Anlässlich zum Tag der Arbeit hieß es unter dem diesjährigen Motto „ungebrochen solidarisch“ endlich wieder „raus zum 1. Mai!“. Die Ziele und Werte, die der Tag der Arbeit zum Ausdruck bringt, sind keineswegs überholt. Viel mehr zeigt sich bei genauerer Betrachtung des Zustands der Arbeitsmarkt- und Sozialpolitik in Bayern, dass es enormen Nachholbedarf gibt.
So ist im Freistaat Bayern die Anzahl der Betriebe, die nach Tarif bezahlen, innerhalb von zehn Jahren von rund 60 auf heute 49 Prozent gesunken. Damit ist die Zahl der tarifgebundenen Betriebe in Bayern um 23.000 auf 88.000 gefallen, was bedeutet, dass in Bayern nicht einmal mehr die Hälfte der Beschäftigten in tarifgebundenen Unternehmen arbeitet.
Hier wird deutlich, dass auch die Größe des Betriebs ausschlaggebend ist: Während eine Mehrheit von 70 Prozent der Firmen mit mehr als 200 Mitarbeiter*innen Tarifverträge abschließen, bleibt dies bei kleineren Unternehmen weiterhin die Ausnahme. Zwar verkörpert dieser Trend ein bundesweites Phänomen, doch zeigt sich, dass der Rückgang der Tarifbindung in Bayern stärker ausgeprägt ist als im Bundesdurchschnitt und Bayern unter den westdeutschen Bundesländern die niedrigste Tarifbindung hat.

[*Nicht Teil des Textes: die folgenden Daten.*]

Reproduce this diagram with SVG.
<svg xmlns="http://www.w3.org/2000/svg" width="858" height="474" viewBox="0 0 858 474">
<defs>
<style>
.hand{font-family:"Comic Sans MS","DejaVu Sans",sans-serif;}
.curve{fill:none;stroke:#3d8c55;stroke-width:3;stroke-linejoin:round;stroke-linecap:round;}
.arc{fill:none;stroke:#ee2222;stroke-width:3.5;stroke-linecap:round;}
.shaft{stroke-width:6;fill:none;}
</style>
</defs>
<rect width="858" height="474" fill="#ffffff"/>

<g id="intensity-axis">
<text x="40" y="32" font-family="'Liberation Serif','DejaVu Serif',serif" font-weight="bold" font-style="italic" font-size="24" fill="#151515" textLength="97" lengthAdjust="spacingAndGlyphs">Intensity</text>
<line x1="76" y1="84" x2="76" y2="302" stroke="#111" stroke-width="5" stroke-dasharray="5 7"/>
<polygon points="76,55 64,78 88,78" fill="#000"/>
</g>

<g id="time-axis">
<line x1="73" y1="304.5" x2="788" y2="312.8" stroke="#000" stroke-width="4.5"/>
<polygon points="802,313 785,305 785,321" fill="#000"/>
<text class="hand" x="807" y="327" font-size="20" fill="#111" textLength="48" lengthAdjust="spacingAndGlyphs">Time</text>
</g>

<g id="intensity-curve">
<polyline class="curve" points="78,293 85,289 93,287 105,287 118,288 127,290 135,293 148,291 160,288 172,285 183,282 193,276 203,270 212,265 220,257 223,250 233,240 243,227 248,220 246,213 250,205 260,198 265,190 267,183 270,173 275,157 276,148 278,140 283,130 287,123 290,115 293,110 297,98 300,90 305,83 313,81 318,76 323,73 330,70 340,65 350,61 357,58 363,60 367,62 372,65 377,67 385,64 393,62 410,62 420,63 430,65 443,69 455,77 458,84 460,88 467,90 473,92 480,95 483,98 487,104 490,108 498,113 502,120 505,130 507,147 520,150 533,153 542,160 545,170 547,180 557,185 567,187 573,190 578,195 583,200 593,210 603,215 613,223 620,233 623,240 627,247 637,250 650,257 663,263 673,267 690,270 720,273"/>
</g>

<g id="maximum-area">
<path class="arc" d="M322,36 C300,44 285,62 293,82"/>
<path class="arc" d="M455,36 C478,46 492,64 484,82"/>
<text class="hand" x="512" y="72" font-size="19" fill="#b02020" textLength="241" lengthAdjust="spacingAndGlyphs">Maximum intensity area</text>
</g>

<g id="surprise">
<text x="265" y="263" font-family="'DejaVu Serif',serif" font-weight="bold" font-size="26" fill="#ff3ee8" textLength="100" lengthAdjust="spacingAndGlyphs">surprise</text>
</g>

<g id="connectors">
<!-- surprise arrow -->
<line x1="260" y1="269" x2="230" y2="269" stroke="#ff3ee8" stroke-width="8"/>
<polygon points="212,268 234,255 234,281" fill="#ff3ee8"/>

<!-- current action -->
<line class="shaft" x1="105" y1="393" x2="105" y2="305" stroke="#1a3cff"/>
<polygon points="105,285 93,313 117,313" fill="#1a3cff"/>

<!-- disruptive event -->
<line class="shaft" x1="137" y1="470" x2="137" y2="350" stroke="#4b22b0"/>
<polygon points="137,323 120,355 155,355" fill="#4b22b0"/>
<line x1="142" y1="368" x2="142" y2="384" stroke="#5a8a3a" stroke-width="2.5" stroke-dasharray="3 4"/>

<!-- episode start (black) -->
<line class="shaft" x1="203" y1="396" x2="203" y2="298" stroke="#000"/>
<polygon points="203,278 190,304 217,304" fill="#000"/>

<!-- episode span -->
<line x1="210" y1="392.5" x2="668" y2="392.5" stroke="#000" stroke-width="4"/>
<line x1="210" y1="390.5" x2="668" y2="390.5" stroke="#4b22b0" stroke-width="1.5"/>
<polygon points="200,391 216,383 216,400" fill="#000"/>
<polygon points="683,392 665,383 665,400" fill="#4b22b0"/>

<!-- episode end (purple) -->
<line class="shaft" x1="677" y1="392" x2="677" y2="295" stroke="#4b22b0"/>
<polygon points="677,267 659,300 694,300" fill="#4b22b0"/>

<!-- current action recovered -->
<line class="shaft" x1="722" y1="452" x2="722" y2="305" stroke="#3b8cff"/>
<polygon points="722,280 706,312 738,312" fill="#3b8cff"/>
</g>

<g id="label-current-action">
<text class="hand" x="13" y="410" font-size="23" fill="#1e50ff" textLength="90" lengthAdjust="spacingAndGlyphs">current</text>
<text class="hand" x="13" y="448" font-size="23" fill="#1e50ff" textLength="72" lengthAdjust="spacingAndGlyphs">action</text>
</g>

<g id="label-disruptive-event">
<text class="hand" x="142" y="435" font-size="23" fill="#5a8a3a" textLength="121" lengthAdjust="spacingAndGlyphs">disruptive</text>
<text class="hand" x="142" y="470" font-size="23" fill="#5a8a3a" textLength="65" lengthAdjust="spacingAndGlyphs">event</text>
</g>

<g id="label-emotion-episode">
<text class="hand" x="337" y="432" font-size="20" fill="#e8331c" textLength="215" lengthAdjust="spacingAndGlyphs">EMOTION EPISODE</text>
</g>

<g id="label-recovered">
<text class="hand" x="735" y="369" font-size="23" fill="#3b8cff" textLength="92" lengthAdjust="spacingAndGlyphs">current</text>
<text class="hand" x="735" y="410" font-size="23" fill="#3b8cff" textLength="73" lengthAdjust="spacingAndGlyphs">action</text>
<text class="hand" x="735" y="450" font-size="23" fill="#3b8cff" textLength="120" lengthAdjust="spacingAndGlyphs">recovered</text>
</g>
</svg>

Noch immer hat Bayern als einziges unter 16 Bundesländer bislang kein Vergabegesetz erlassen. Lediglich in Bayern und Sachsen existiert kein Tariftreuegesetz. Doch wir wissen längst, dass Beschäftigte in nicht-tarifgebundenen Betrieben durchschnittlich länger arbeiten, weniger verdienen und häufiger gekündigt werden. Andersrum wird deutlich: Wer in Bayern nach Tarif bezahlt wird, hat im Durchschnitt jährlich 1.700 Euro netto mehr in der Tasche als die nicht tarifgebundenen Kolleg*innen. In Bayern brauchen wir also wieder mehr Tarifverträge, denn sie führen zu höheren Löhnen, besseren Arbeitsbedingungen und kürzeren Arbeitszeiten.
Hinzu kommt, dass nicht-tarifgebundene Betriebe weniger Fachkräfte ausbilden und Auszubildende nach Abschluss der Ausbildung seltener übernehmen, was angesichts des sich verschärfenden Fachkräftemangels besonders von Nachteil ist.
Als SPD-Landtagsfraktion sehen wir den Landtag in der Pflicht, eine gesetzliche Grundlage zu schaffen, um faire Löhne und Arbeitsbedingungen für alle in Bayern beschäftigten Menschen sicherzustellen. Daher haben wir nun als SPD-Landtagsfraktion einen Gesetzentwurf für ein Bayerisches Tariftreue- und Vergabegesetz eingebracht. Es sieht vor, dass staatliche Aufträge nur noch an Unternehmen vergeben werden dürfen, die nach Tarifvertrag zahlen (oder mindestens den gesetzlichen Mindestlohn) und sich zu fairen Arbeitsbedingungen verpflichten. Das müssen die Auftragnehmer schriftlich bestätigen und wer dagegen verstößt, muss mit empfindlichen Strafen rechnen.
Mit diesem Gesetz würden wir für fairen Wettbewerb zwischen Unternehmen sorgen und Belastungen für die sozialen Sicherungssysteme entgegenwirken. Ein besserer Schutz von Arbeitnehmer*innen wäre die Folge. Als SPD-Landtagsfraktion stehen wir damit gemeinsam mit dem Deutschen Gewerkschaftsbund an der Seite der Arbeitnehmerinnen und Arbeitnehmer.